### PROBLEM TO SOLVE
Copy each line below exactly and leave the pictures out.

========

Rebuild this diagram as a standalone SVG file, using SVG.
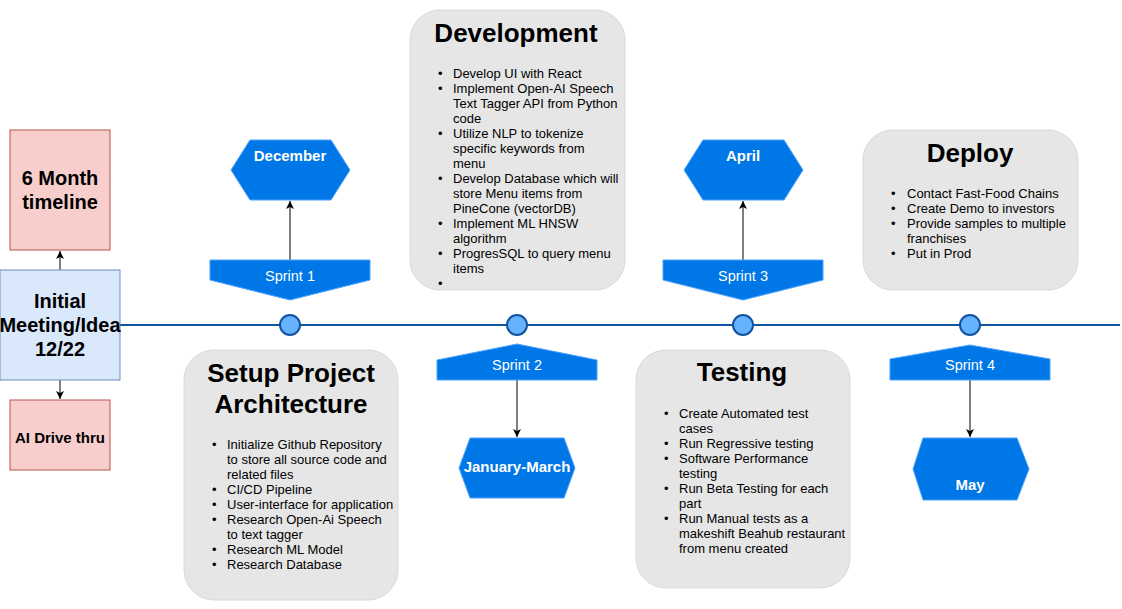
<svg xmlns="http://www.w3.org/2000/svg" width="1122" height="609" viewBox="0 0 1122 609">
<style>
text{font-family:"Liberation Sans",Arial,sans-serif}
.red{fill:#f8cecc;stroke:#b85450;stroke-width:1}
.blue{fill:#dae8fc;stroke:#6c8ebf;stroke-width:1}
.big{font-size:20px;font-weight:bold;fill:#000;text-anchor:middle}
.sprint{fill:#0077e6;stroke:#4da3ff;stroke-width:1}
.st{font-size:14.5px;fill:#fff;text-anchor:middle}
.month{font-size:15px;font-weight:bold;fill:#fff;text-anchor:middle}
.card{fill:#e6e6e6;stroke:#d9d9d9;stroke-width:1}
.title{font-size:26px;font-weight:bold;fill:#000;text-anchor:middle}
.li{font-size:13px;fill:#000}
.dot{fill:#66b2ff;stroke:#10539e;stroke-width:2}
.edge{stroke:#000;stroke-width:1;fill:none}
</style>
<defs>
<marker id="arr" markerWidth="10" markerHeight="10" refX="8" refY="4" orient="auto" markerUnits="userSpaceOnUse">
<path d="M0,0 L8,4 L0,8 L2,4 z" fill="#000"/>
</marker>
</defs>

<g id="connectors">
<line x1="120" y1="325" x2="1120" y2="325" stroke="#10539e" stroke-width="2"/>
<line class="edge" x1="60" y1="270" x2="60" y2="251" marker-end="url(#arr)"/>
<line class="edge" x1="60" y1="380" x2="60" y2="399" marker-end="url(#arr)"/>
<line class="edge" x1="290" y1="260" x2="290" y2="201" marker-end="url(#arr)"/>
<line class="edge" x1="517" y1="380" x2="517" y2="437" marker-end="url(#arr)"/>
<line class="edge" x1="743" y1="260" x2="743" y2="201" marker-end="url(#arr)"/>
<line class="edge" x1="970" y1="380" x2="970" y2="437" marker-end="url(#arr)"/>
</g>

<g id="timeline-6month">
<rect class="red" x="10" y="130" width="100" height="120"/>
<text class="big" x="60" y="185">6 Month</text>
<text class="big" x="60" y="209">timeline</text>
</g>
<g id="initial-meeting">
<rect class="blue" x="0" y="270" width="120" height="110"/>
<text class="big" x="60" y="308">Initial</text>
<text class="big" x="60" y="332">Meeting/Idea</text>
<text class="big" x="60" y="356">12/22</text>
</g>
<g id="ai-drive-thru">
<rect class="red" x="10" y="400" width="100" height="70"/>
<text x="60" y="443" style="font-size:15px;font-weight:bold;text-anchor:middle">AI Drive thru</text>
</g>

<g id="dots">
<circle class="dot" cx="290" cy="325" r="10"/>
<circle class="dot" cx="517" cy="325" r="10"/>
<circle class="dot" cx="743" cy="325" r="10"/>
<circle class="dot" cx="970" cy="325" r="10"/>
</g>

<g id="sprint1">
<path class="sprint" d="M210,260 H370 V280 L290,300 L210,280 Z"/>
<text class="st" x="290" y="281">Sprint 1</text>
</g>
<g id="december">
<path class="sprint" d="M250,140 H331 L350,170 L331,200 H250 L231,170 Z"/>
<text class="month" x="290" y="161">December</text>
</g>

<g id="sprint2">
<path class="sprint" d="M437,360 L517,344 L597,360 V380 H437 Z"/>
<text class="st" x="517" y="370">Sprint 2</text>
</g>
<g id="january-march">
<path class="sprint" d="M470,438 H564 L575,468 L564,498 H470 L459,468 Z"/>
<text class="month" x="517" y="472">January-March</text>
</g>

<g id="sprint3">
<path class="sprint" d="M663,260 H823 V280 L743,300 L663,280 Z"/>
<text class="st" x="743" y="281">Sprint 3</text>
</g>
<g id="april">
<path class="sprint" d="M703,140 H784 L803,170 L784,200 H703 L684,170 Z"/>
<text class="month" x="743" y="161">April</text>
</g>

<g id="sprint4">
<path class="sprint" d="M890,359 L970,345 L1050,359 V380 H890 Z"/>
<text class="st" x="970" y="370">Sprint 4</text>
</g>
<g id="may">
<path class="sprint" d="M923,438 H1017 L1029,469 L1017,500 H923 L913,469 Z"/>
<text class="month" x="970" y="490">May</text>
</g>

<g id="development">
<rect class="card" x="410" y="10" width="215" height="280" rx="30" ry="30"/>
<text class="title" x="516" y="42">Development</text>
<g class="li">
<text x="438" y="78">•</text><text x="453" y="78">Develop UI with React</text>
<text x="438" y="93">•</text><text x="453" y="93">Implement Open-AI Speech</text>
<text x="453" y="108">Text Tagger API from Python</text>
<text x="453" y="123">code</text>
<text x="438" y="138">•</text><text x="453" y="138">Utilize NLP to tokenize</text>
<text x="453" y="153">specific keywords from</text>
<text x="453" y="168">menu</text>
<text x="438" y="183">•</text><text x="453" y="183">Develop Database which will</text>
<text x="453" y="198">store Menu items from</text>
<text x="453" y="213">PineCone (vectorDB)</text>
<text x="438" y="228">•</text><text x="453" y="228">Implement ML HNSW</text>
<text x="453" y="243">algorithm</text>
<text x="438" y="258">•</text><text x="453" y="258">ProgresSQL to query menu</text>
<text x="453" y="273">items</text>
<text x="438" y="288">•</text>
</g>
</g>

<g id="setup-project">
<rect class="card" x="184" y="350" width="214" height="250" rx="30" ry="30"/>
<text class="title" x="291" y="382">Setup Project</text>
<text class="title" x="291" y="413">Architecture</text>
<g class="li">
<text x="212" y="449">•</text><text x="227" y="449">Initialize Github Repository</text>
<text x="227" y="464">to store all source code and</text>
<text x="227" y="479">related files</text>
<text x="212" y="494">•</text><text x="227" y="494">CI/CD Pipeline</text>
<text x="212" y="509">•</text><text x="227" y="509">User-interface for application</text>
<text x="212" y="524">•</text><text x="227" y="524">Research Open-Ai Speech</text>
<text x="227" y="539">to text tagger</text>
<text x="212" y="554">•</text><text x="227" y="554">Research ML Model</text>
<text x="212" y="569">•</text><text x="227" y="569">Research Database</text>
</g>
</g>

<g id="testing">
<rect class="card" x="636" y="350" width="214" height="238" rx="30" ry="30"/>
<text class="title" x="742" y="381">Testing</text>
<g class="li">
<text x="664" y="418">•</text><text x="679" y="418">Create Automated test</text>
<text x="679" y="433">cases</text>
<text x="664" y="448">•</text><text x="679" y="448">Run Regressive testing</text>
<text x="664" y="463">•</text><text x="679" y="463">Software Performance</text>
<text x="679" y="478">testing</text>
<text x="664" y="493">•</text><text x="679" y="493">Run Beta Testing for each</text>
<text x="679" y="508">part</text>
<text x="664" y="523">•</text><text x="679" y="523">Run Manual tests as a</text>
<text x="679" y="538">makeshift Beahub restaurant</text>
<text x="679" y="553">from menu created</text>
</g>
</g>

<g id="deploy">
<rect class="card" x="863" y="130" width="215" height="160" rx="30" ry="30"/>
<text class="title" x="970" y="162">Deploy</text>
<g class="li">
<text x="891" y="198">•</text><text x="907" y="198">Contact Fast-Food Chains</text>
<text x="891" y="213">•</text><text x="907" y="213">Create Demo to investors</text>
<text x="891" y="228">•</text><text x="907" y="228">Provide samples to multiple</text>
<text x="907" y="243">franchises</text>
<text x="891" y="258">•</text><text x="907" y="258">Put in Prod</text>
</g>
</g>
</svg>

========

### RESULT FOR THIS TASK
Rebuild this diagram as a standalone SVG file, using SVG.
<svg xmlns="http://www.w3.org/2000/svg" width="1122" height="609" viewBox="0 0 1122 609">
<style>
text{font-family:"Liberation Sans",Arial,sans-serif}
.red{fill:#f8cecc;stroke:#b85450;stroke-width:1}
.blue{fill:#dae8fc;stroke:#6c8ebf;stroke-width:1}
.big{font-size:20px;font-weight:bold;fill:#000;text-anchor:middle}
.sprint{fill:#0077e6;stroke:#4da3ff;stroke-width:1}
.st{font-size:14.5px;fill:#fff;text-anchor:middle}
.month{font-size:15px;font-weight:bold;fill:#fff;text-anchor:middle}
.card{fill:#e6e6e6;stroke:#d9d9d9;stroke-width:1}
.title{font-size:26px;font-weight:bold;fill:#000;text-anchor:middle}
.li{font-size:13px;fill:#000}
.dot{fill:#66b2ff;stroke:#10539e;stroke-width:2}
.edge{stroke:#000;stroke-width:1;fill:none}
</style>
<defs>
<marker id="arr" markerWidth="10" markerHeight="10" refX="8" refY="4" orient="auto" markerUnits="userSpaceOnUse">
<path d="M0,0 L8,4 L0,8 L2,4 z" fill="#000"/>
</marker>
</defs>

<g id="connectors">
<line x1="120" y1="325" x2="1120" y2="325" stroke="#10539e" stroke-width="2"/>
<line class="edge" x1="60" y1="270" x2="60" y2="251" marker-end="url(#arr)"/>
<line class="edge" x1="60" y1="380" x2="60" y2="399" marker-end="url(#arr)"/>
<line class="edge" x1="290" y1="260" x2="290" y2="201" marker-end="url(#arr)"/>
<line class="edge" x1="517" y1="380" x2="517" y2="437" marker-end="url(#arr)"/>
<line class="edge" x1="743" y1="260" x2="743" y2="201" marker-end="url(#arr)"/>
<line class="edge" x1="970" y1="380" x2="970" y2="437" marker-end="url(#arr)"/>
</g>

<g id="timeline-6month">
<rect class="red" x="10" y="130" width="100" height="120"/>
<text class="big" x="60" y="185">6 Month</text>
<text class="big" x="60" y="209">timeline</text>
</g>
<g id="initial-meeting">
<rect class="blue" x="0" y="270" width="120" height="110"/>
<text class="big" x="60" y="308">Initial</text>
<text class="big" x="60" y="332">Meeting/Idea</text>
<text class="big" x="60" y="356">12/22</text>
</g>
<g id="ai-drive-thru">
<rect class="red" x="10" y="400" width="100" height="70"/>
<text x="60" y="443" style="font-size:15px;font-weight:bold;text-anchor:middle">AI Drive thru</text>
</g>

<g id="dots">
<circle class="dot" cx="290" cy="325" r="10"/>
<circle class="dot" cx="517" cy="325" r="10"/>
<circle class="dot" cx="743" cy="325" r="10"/>
<circle class="dot" cx="970" cy="325" r="10"/>
</g>

<g id="sprint1">
<path class="sprint" d="M210,260 H370 V280 L290,300 L210,280 Z"/>
<text class="st" x="290" y="281">Sprint 1</text>
</g>
<g id="december">
<path class="sprint" d="M250,140 H331 L350,170 L331,200 H250 L231,170 Z"/>
<text class="month" x="290" y="161">December</text>
</g>

<g id="sprint2">
<path class="sprint" d="M437,360 L517,344 L597,360 V380 H437 Z"/>
<text class="st" x="517" y="370">Sprint 2</text>
</g>
<g id="january-march">
<path class="sprint" d="M470,438 H564 L575,468 L564,498 H470 L459,468 Z"/>
<text class="month" x="517" y="472">January-March</text>
</g>

<g id="sprint3">
<path class="sprint" d="M663,260 H823 V280 L743,300 L663,280 Z"/>
<text class="st" x="743" y="281">Sprint 3</text>
</g>
<g id="april">
<path class="sprint" d="M703,140 H784 L803,170 L784,200 H703 L684,170 Z"/>
<text class="month" x="743" y="161">April</text>
</g>

<g id="sprint4">
<path class="sprint" d="M890,359 L970,345 L1050,359 V380 H890 Z"/>
<text class="st" x="970" y="370">Sprint 4</text>
</g>
<g id="may">
<path class="sprint" d="M923,438 H1017 L1029,469 L1017,500 H923 L913,469 Z"/>
<text class="month" x="970" y="490">May</text>
</g>

<g id="development">
<rect class="card" x="410" y="10" width="215" height="280" rx="30" ry="30"/>
<text class="title" x="516" y="42">Development</text>
<g class="li">
<text x="438" y="78">•</text><text x="453" y="78">Develop UI with React</text>
<text x="438" y="93">•</text><text x="453" y="93">Implement Open-AI Speech</text>
<text x="453" y="108">Text Tagger API from Python</text>
<text x="453" y="123">code</text>
<text x="438" y="138">•</text><text x="453" y="138">Utilize NLP to tokenize</text>
<text x="453" y="153">specific keywords from</text>
<text x="453" y="168">menu</text>
<text x="438" y="183">•</text><text x="453" y="183">Develop Database which will</text>
<text x="453" y="198">store Menu items from</text>
<text x="453" y="213">PineCone (vectorDB)</text>
<text x="438" y="228">•</text><text x="453" y="228">Implement ML HNSW</text>
<text x="453" y="243">algorithm</text>
<text x="438" y="258">•</text><text x="453" y="258">ProgresSQL to query menu</text>
<text x="453" y="273">items</text>
<text x="438" y="288">•</text>
</g>
</g>

<g id="setup-project">
<rect class="card" x="184" y="350" width="214" height="250" rx="30" ry="30"/>
<text class="title" x="291" y="382">Setup Project</text>
<text class="title" x="291" y="413">Architecture</text>
<g class="li">
<text x="212" y="449">•</text><text x="227" y="449">Initialize Github Repository</text>
<text x="227" y="464">to store all source code and</text>
<text x="227" y="479">related files</text>
<text x="212" y="494">•</text><text x="227" y="494">CI/CD Pipeline</text>
<text x="212" y="509">•</text><text x="227" y="509">User-interface for application</text>
<text x="212" y="524">•</text><text x="227" y="524">Research Open-Ai Speech</text>
<text x="227" y="539">to text tagger</text>
<text x="212" y="554">•</text><text x="227" y="554">Research ML Model</text>
<text x="212" y="569">•</text><text x="227" y="569">Research Database</text>
</g>
</g>

<g id="testing">
<rect class="card" x="636" y="350" width="214" height="238" rx="30" ry="30"/>
<text class="title" x="742" y="381">Testing</text>
<g class="li">
<text x="664" y="418">•</text><text x="679" y="418">Create Automated test</text>
<text x="679" y="433">cases</text>
<text x="664" y="448">•</text><text x="679" y="448">Run Regressive testing</text>
<text x="664" y="463">•</text><text x="679" y="463">Software Performance</text>
<text x="679" y="478">testing</text>
<text x="664" y="493">•</text><text x="679" y="493">Run Beta Testing for each</text>
<text x="679" y="508">part</text>
<text x="664" y="523">•</text><text x="679" y="523">Run Manual tests as a</text>
<text x="679" y="538">makeshift Beahub restaurant</text>
<text x="679" y="553">from menu created</text>
</g>
</g>

<g id="deploy">
<rect class="card" x="863" y="130" width="215" height="160" rx="30" ry="30"/>
<text class="title" x="970" y="162">Deploy</text>
<g class="li">
<text x="891" y="198">•</text><text x="907" y="198">Contact Fast-Food Chains</text>
<text x="891" y="213">•</text><text x="907" y="213">Create Demo to investors</text>
<text x="891" y="228">•</text><text x="907" y="228">Provide samples to multiple</text>
<text x="907" y="243">franchises</text>
<text x="891" y="258">•</text><text x="907" y="258">Put in Prod</text>
</g>
</g>
</svg>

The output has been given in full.